What you will do:
Retype word for word the first line of the listing and each line after it up to the line with "from bokeh.resources import INLINE", with the pictures taken out.

Data provided:
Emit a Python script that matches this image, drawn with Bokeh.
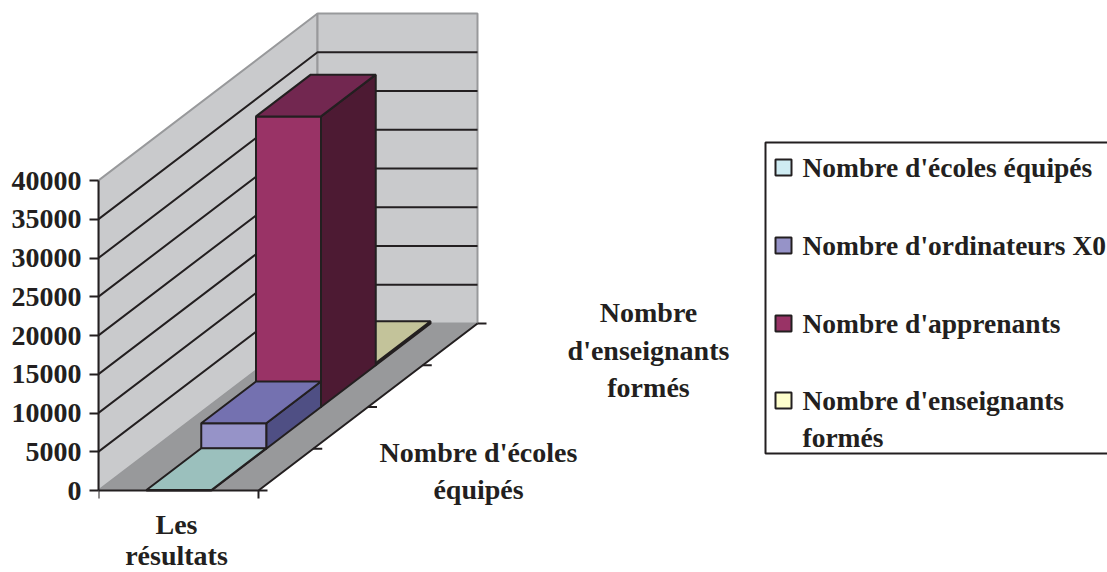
from bokeh.plotting import figure
from bokeh.models import Range1d, LinearAxis, FixedTicker
from bokeh.core.properties import value
from bokeh.embed import file_html
from bokeh.resources import INLINE

# ---- data
series_names = ["Nombre d'écoles équipés", "Nombre d'ordinateurs X0", "Nombre d'apprenants", "Nombre d'enseignants formés"]
series_values = [60, 3300, 37500, 300]
y_ticks = [0, 5000, 10000, 15000, 20000, 25000, 30000, 35000, 40000]
category_label = ["Les", "résultats"]
depth_label_front = ["Nombre d'écoles", "équipés"]
depth_label_back = ["Nombre", "d'enseignants", "formés"]
legend_lines = [["Nombre d'écoles équipés"], ["Nombre d'ordinateurs X0"], ["Nombre d'apprenants"], ["Nombre d'enseignants", "formés"]]
front_colors = ["#cfecf3", "#9693c8", "#993366", "#ffffcc"]
top_colors = ["#9bc0bd", "#7471b0", "#722750", "#c3c39a"]
side_colors = ["#6f8f92", "#4f4f84", "#4d1a33", "#8f8f6c"]
legend_colors = ["#cfecf3", "#9693c8", "#993366", "#ffffcc"]

INK = "#231f20"
WALL = "#c9cacc"
FLOOR = "#98999b"
FONT = value("Liberation Serif")
FS = "28px"
LEGEND_FS = "27.5px"

# ---- oblique projection (x in pixels of the page, y in value units)
PX = 40000 / 310          # value units per pixel
ORIGIN_X, ORIGIN_Y, W = 98, 490, 160
DX, DY_PX = 219 / 4, 167 / 4
BAR_L, BAR_W = 48, 65

def px(x, d=0):
    return ORIGIN_X + x + d * DX
def vy(v, d=0):
    return v + d * DY_PX * PX
def sy(y):               # a screen row expressed in value units
    return (ORIGIN_Y - y) * PX

p = figure(width=1107, height=572, output_backend="svg", toolbar_location=None,
           x_range=Range1d(98, 1107), y_range=Range1d(sy(572), sy(0)),
           x_axis_type=None, y_axis_type=None,
           min_border_left=98, min_border_right=0, min_border_top=0, min_border_bottom=0)
p.outline_line_color = None
p.xgrid.visible = False
p.ygrid.visible = False
p.background_fill_color = "white"

yaxis = LinearAxis(ticker=FixedTicker(ticks=y_ticks), bounds=(0, 40000))
yaxis.axis_line_color = INK
yaxis.axis_line_width = 2
yaxis.major_tick_line_color = INK
yaxis.major_tick_line_width = 2
yaxis.major_tick_out = 9
yaxis.major_tick_in = 0
yaxis.minor_tick_line_color = None
yaxis.major_label_text_font = "Liberation Serif"
yaxis.major_label_text_font_style = "bold"
yaxis.major_label_text_font_size = FS
yaxis.major_label_text_color = INK
yaxis.major_label_standoff = 8
p.add_layout(yaxis, "left")

top = y_ticks[-1]
# walls
p.patch([px(0), px(0, 4), px(0, 4), px(0)], [vy(0), vy(0, 4), vy(top, 4), vy(top)],
        fill_color=WALL, line_color=FLOOR, line_width=2)
p.patch([px(0, 4), px(W, 4), px(W, 4), px(0, 4)], [vy(0, 4), vy(0, 4), vy(top, 4), vy(top, 4)],
        fill_color=WALL, line_color=FLOOR, line_width=2)
# floor
p.patch([px(0), px(W), px(W, 4), px(0, 4)], [vy(0), vy(0), vy(0, 4), vy(0, 4)],
        fill_color=FLOOR, line_color=FLOOR, line_width=1)
# gridlines
for t in y_ticks[1:-1]:
    p.line([px(0), px(0, 4), px(W, 4)], [vy(t), vy(t, 4), vy(t, 4)], line_color=INK, line_width=2)
# floor edges and ticks
p.line([px(0), px(W), px(W, 4)], [vy(0), vy(0), vy(0, 4)], line_color=INK, line_width=2)
for d in range(5):
    p.line([px(W, d), px(W, d) + 9], [vy(0, d), vy(0, d)], line_color=INK, line_width=2)
for x in (0, W):
    p.line([px(x), px(x)], [vy(0), sy(ORIGIN_Y + 8)], line_color=INK, line_width=2)

# bars, from the back to the front
for i in reversed(range(len(series_values))):
    v = series_values[i]
    xl, xr = BAR_L, BAR_L + BAR_W
    p.patch([px(xr, i), px(xr, i + 1), px(xr, i + 1), px(xr, i)],
            [vy(0, i), vy(0, i + 1), vy(v, i + 1), vy(v, i)],
            fill_color=side_colors[i], line_color=INK, line_width=2)
    p.patch([px(xl, i), px(xr, i), px(xr, i), px(xl, i)],
            [vy(0, i), vy(0, i), vy(v, i), vy(v, i)],
            fill_color=front_colors[i], line_color=INK, line_width=2)
    p.patch([px(xl, i), px(xr, i), px(xr, i + 1), px(xl, i + 1)],
            [vy(v, i), vy(v, i), vy(v, i + 1), vy(v, i + 1)],
            fill_color=top_colors[i], line_color=INK, line_width=2)

def label(x, y, s, align="center", size=FS):
    p.text([x], [sy(y)], text=[s], text_font=FONT, text_font_style="bold", text_font_size=size,
           text_color=INK, text_align=align, text_baseline="middle")

for y, s in zip((524, 555), category_label):
    label(176, y, s)
for y, s in zip((452, 489), depth_label_front):
    label(478, y, s)
for y, s in zip((312, 350, 387), depth_label_back):
    label(648, y, s)

# legend
LL, LT, LB, LR = 765, 142, 453, 1110
p.line([LR, LL, LL, LR], [sy(LT), sy(LT), sy(LB), sy(LB)], line_color=INK, line_width=2)
rows = [167, 245, 323, 400]
for color, lines, y in zip(legend_colors, legend_lines, rows):
    p.patch([775, 791, 791, 775], [sy(y - 8), sy(y - 8), sy(y + 8), sy(y + 8)],
            fill_color=color, line_color=INK, line_width=2)
    for k, s in enumerate(lines):
        label(802, y + k * 37, s, "left", LEGEND_FS)

open("out.html", "w").write(file_html(p, INLINE))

Exercise response:
Emit a Python script that matches this image, drawn with Bokeh.
from bokeh.plotting import figure
from bokeh.models import Range1d, LinearAxis, FixedTicker
from bokeh.core.properties import value
from bokeh.embed import file_html
from bokeh.resources import INLINE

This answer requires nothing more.